A set of guidance notes from the EU came into effect in November 2015, classifying food extracts with colouring properties. As well as beetroot, examples include black carrot, strawberry skins, radishes, safflower, spinach and tomatoes. ‘As long as you don’t change the ratio between the colour and the rest of the material as you concentrate it, it doesn’t become a colour ingredient,’ Leedam says. ‘But if you start selectively extracting the colour, it needs an E-number and to go through the full additive registration procedure.’

‘Colouring foods are increasingly popular in confectionery,’ Kendrick adds. ‘The challenge is to deliver a stable, vibrant product starting from something that hasn’t been purified as much as a colour ingredient. Increasingly, our customers are asking for colouring food options.’

Changing food products

Introducing a brand new food product using natural colours is one thing. Reformulating existing ones, where consumers know and love what they buy, is another entirely. A shift to natural colours often means a subtle – or not so subtle – change in colour. ‘Sometimes the shade isn’t going to be as bright,’ Locey says. ‘Bright yellows can be done, but day-glo orange can’t. Super-bright reds and purples are difficult, too.’ And in the US, where brightly coloured processed foods are commonplace, reproducing certain colours is a real challenge. 

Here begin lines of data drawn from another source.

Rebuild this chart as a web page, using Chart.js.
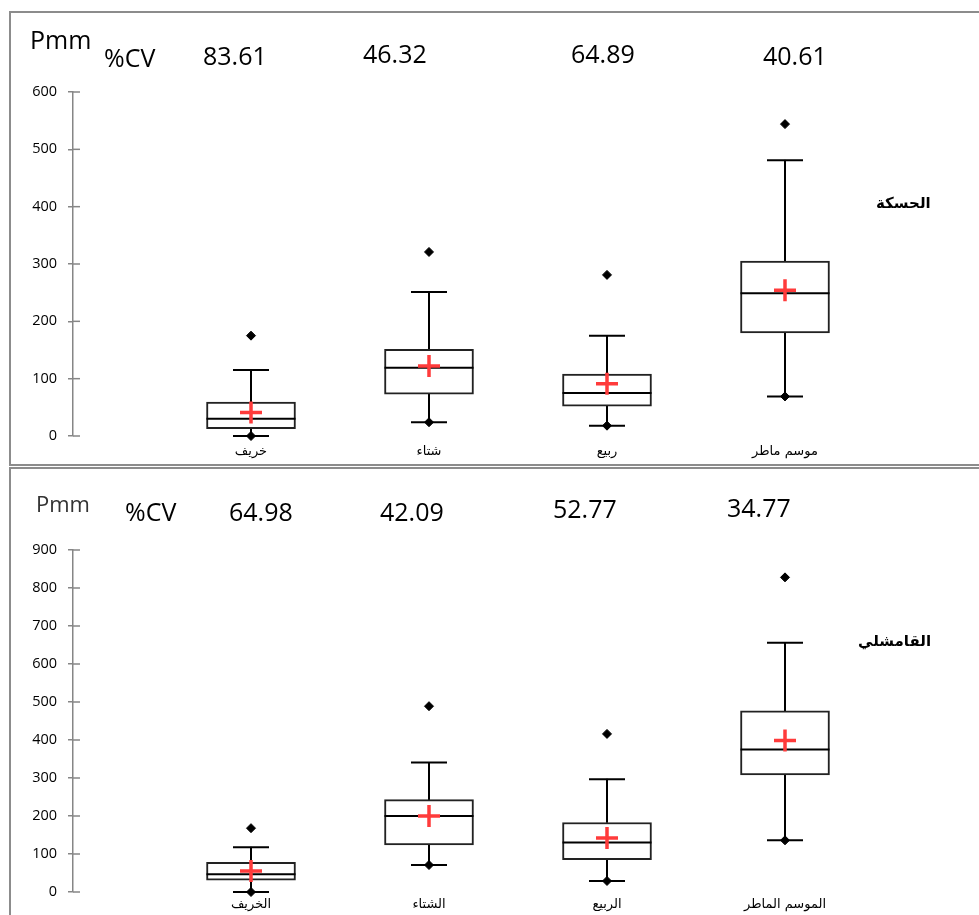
<!DOCTYPE html>
<html>
<head>
<meta charset="utf-8">
<script src="https://cdn.jsdelivr.net/npm/chart.js@4"></script>
<style>
  body { margin: 0; background: #fff; width: 979px; height: 915px; overflow: hidden; position: relative; }
  .panel { position: absolute; border: 2px solid #8c8c8c; box-sizing: border-box; pointer-events: none; }
  canvas { position: absolute; left: 0; }
  .txt { position: absolute; font-family: "Open Sans", sans-serif; font-size: 25px; line-height: 25px; color: #000; white-space: nowrap; }
  .station { position: absolute; font-family: "DejaVu Sans", sans-serif; font-weight: bold; font-size: 15px; direction: rtl; white-space: nowrap; }
</style>
</head>
<body>
<div class="panel" style="left:9px; top:11px; width:980px; height:455px;"></div>
<div class="panel" style="left:9px; top:467px; width:980px; height:460px;"></div>
<canvas id="chart_top" width="979" height="465" style="top:0;"></canvas>
<canvas id="chart_bottom" width="979" height="447" style="top:468px;"></canvas>
<div id="labels"></div>
<script>
// الحسكة
const hasaka_cats = ['خريف', 'شتاء', 'ربيع', 'موسم ماطر'];
const hasaka_min = [0, 24, 18, 69];
const hasaka_q1 = [13, 73, 52, 180];
const hasaka_median = [30, 119, 75, 249];
const hasaka_q3 = [59, 151, 108, 305];
const hasaka_max = [115, 251, 175, 481];
const hasaka_mean = [41, 122, 91, 254];
const hasaka_outlier = [175, 321, 281, 544];
const hasaka_cv = ['83.61', '46.32', '64.89', '40.61'];

// القامشلي
const qam_cats = ['الخريف', 'الشتاء', 'الربيع', 'الموسم الماطر'];
const qam_min = [0, 71, 29, 136];
const qam_q1 = [31, 124, 85, 308];
const qam_median = [47, 200, 130, 375];
const qam_q3 = [78, 243, 183, 477];
const qam_max = [118, 341, 297, 656];
const qam_mean = [55, 200, 142, 399];
const qam_outlier = [168, 489, 416, 828];
const qam_cv = ['64.98', '42.09', '52.77', '34.77'];

// pad with an empty slot on each side so boxes sit at 1..4
const pad = arr => [null, ...arr, null];
const pair = (a, b) => pad(a.map((v, i) => [v, b[i]]));

// tick marks crossing the axis on the inside too
const inner_ticks = {
    id: 'inner_ticks',
    afterDraw(chart) {
        const y = chart.scales.y;
        const ctx = chart.ctx;
        ctx.save();
        ctx.strokeStyle = '#868686';
        ctx.lineWidth = 1.5;
        y.ticks.forEach(t => {
            const py = y.getPixelForValue(t.value);
            ctx.beginPath();
            ctx.moveTo(y.right, py);
            ctx.lineTo(y.right + 7, py);
            ctx.stroke();
        });
        ctx.restore();
    }
};

function point_set(data, style, radius, width, color, order) {
    return {
        type: 'line', data: pad(data), showLine: false, clip: false, order: order,
        pointStyle: style, pointRadius: radius, pointHoverRadius: radius,
        borderWidth: width, pointBorderWidth: width,
        borderColor: color, pointBorderColor: color, backgroundColor: color, pointBackgroundColor: color
    };
}

function make_chart(id, cats, mn, q1, med, q3, mx, mean, outl, y_max, pad_top, x_height, x_pad) {
    new Chart(document.getElementById(id), {
        type: 'bar',
        data: {
            labels: ['', ...cats, ''],
            datasets: [
                { data: pair(q3, mx), backgroundColor: '#000', barThickness: 1.4, grouped: false, order: 10, clip: false },
                { data: pair(mn, q1), backgroundColor: '#000', barThickness: 1.4, grouped: false, order: 10, clip: false },
                { data: pair(q1, q3), backgroundColor: '#fff', borderColor: '#222', borderWidth: 2,
                  borderSkipped: false, barThickness: 89, grouped: false, order: 8, clip: false },
                point_set(med, 'line', 44.5, 2, '#000', 5),
                point_set(mx, 'line', 18, 2, '#000', 5),
                point_set(mn, 'line', 18, 2, '#000', 5),
                point_set(mn, 'rectRot', 4.5, 1, '#000', 4),
                point_set(outl, 'rectRot', 4.5, 1, '#000', 4),
                point_set(mean, 'cross', 11, 3.5, '#ff3b3b', 1)
            ]
        },
        options: {
            responsive: false,
            animation: false,
            layout: { autoPadding: false, padding: { top: pad_top, right: 16, left: 0, bottom: 0 } },
            plugins: { legend: { display: false }, tooltip: { enabled: false } },
            scales: {
                x: {
                    offset: false,
                    grid: { display: false, drawTicks: false },
                    border: { display: false },
                    ticks: { padding: x_pad, color: '#000', font: { family: 'DejaVu Sans', size: 13 }, maxRotation: 0, autoSkip: false },
                    afterFit: s => { s.height = x_height; }
                },
                y: {
                    min: 0, max: y_max,
                    ticks: { stepSize: 100, padding: 11, color: '#000', font: { family: 'Open Sans', size: 14.5 } },
                    grid: { drawOnChartArea: false, tickLength: 5, color: '#868686', lineWidth: 1.5 },
                    border: { color: '#868686', width: 1.5 },
                    afterFit: s => { s.width = 73; }
                }
            }
        },
        plugins: [inner_ticks]
    });
}

make_chart('chart_top', hasaka_cats, hasaka_min, hasaka_q1, hasaka_median, hasaka_q3,
    hasaka_max, hasaka_mean, hasaka_outlier, 600, 92, 29, 8);
make_chart('chart_bottom', qam_cats, qam_min, qam_q1, qam_median, qam_q3,
    qam_max, qam_mean, qam_outlier, 900, 82, 23, 5);

// header texts: Pmm, %CV and the CV values, plus station names
const labels_div = document.getElementById('labels');
function add_text(cls, text, left, top, extra) {
    const d = document.createElement('div');
    d.className = cls;
    d.textContent = text;
    d.style.left = left + 'px';
    d.style.top = top + 'px';
    if (extra) Object.assign(d.style, extra);
    labels_div.appendChild(d);
}
add_text('txt', 'Pmm', 30, 27);
add_text('txt', '%CV', 104, 45);
const top_cv_pos = [[203, 43], [363, 41], [571, 41], [763, 43]];
hasaka_cv.forEach((v, i) => add_text('txt', v, top_cv_pos[i][0], top_cv_pos[i][1]));
add_text('txt', 'Pmm', 36, 491, { color: '#333', fontSize: '22px' });
add_text('txt', '%CV', 125, 499);
const bottom_cv_pos = [[229, 499], [380, 499], [553, 496], [727, 495]];
qam_cv.forEach((v, i) => add_text('txt', v, bottom_cv_pos[i][0], bottom_cv_pos[i][1]));
add_text('station', 'الحسكة', 876, 194);
add_text('station', 'القامشلي', 858, 632);
</script>
</body>
</html>
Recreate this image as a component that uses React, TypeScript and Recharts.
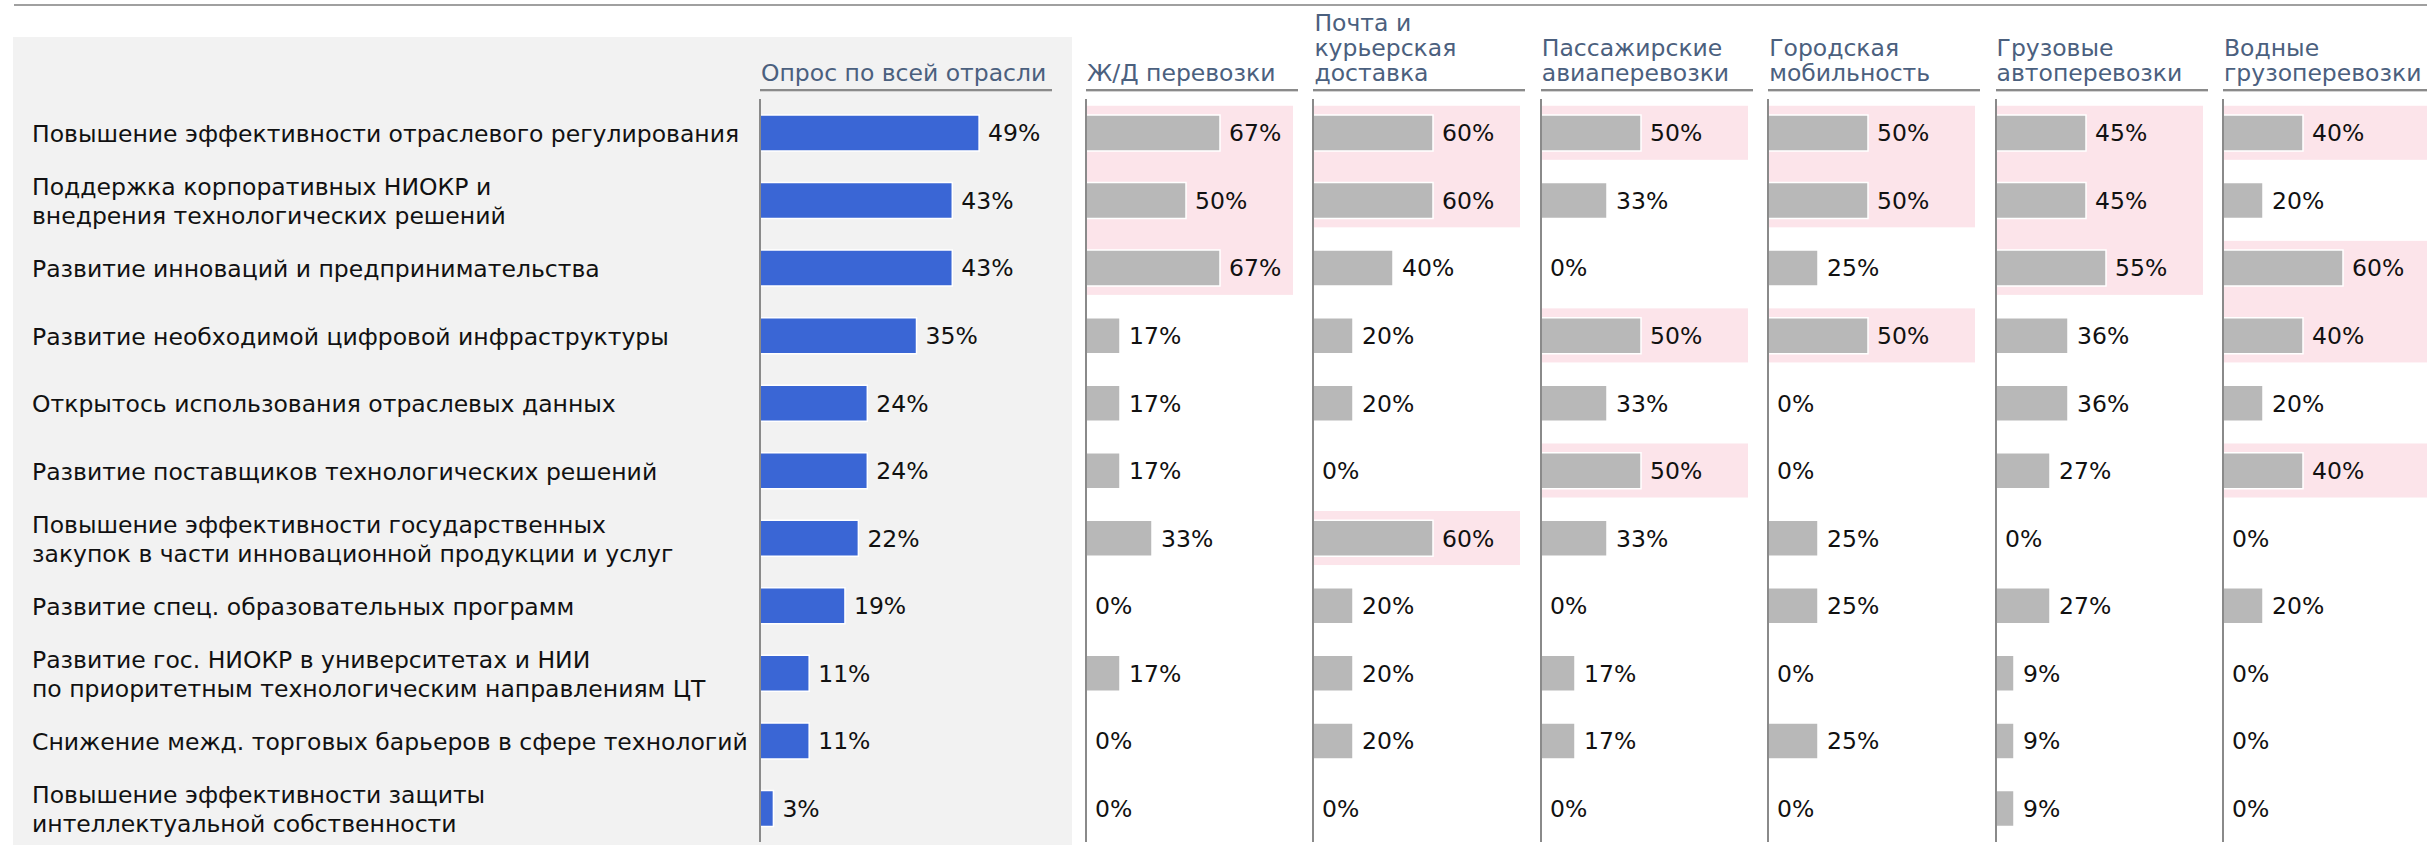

The momentum to change is building up, however, and products that manufacturers in the past might have said there was no way they would change are now being reformulated. ‘The US is catching up,’ Locey says. ‘As in the EU, it is consumer-led, and companies are definitely on the path to convert as much product as they can to natural colours. People are excited when I tell them I sell colours made from carrots.’ 

As FMC’s Kendrick says, moving from a synthetic colour that is stable and works anywhere to natural colours that all have their own characteristics is a fascinating challenge. ‘It’s very rewarding to walk around the supermarket and see products you worked on that are stable,’ he says. ‘People don’t realise the complexity of making it work.’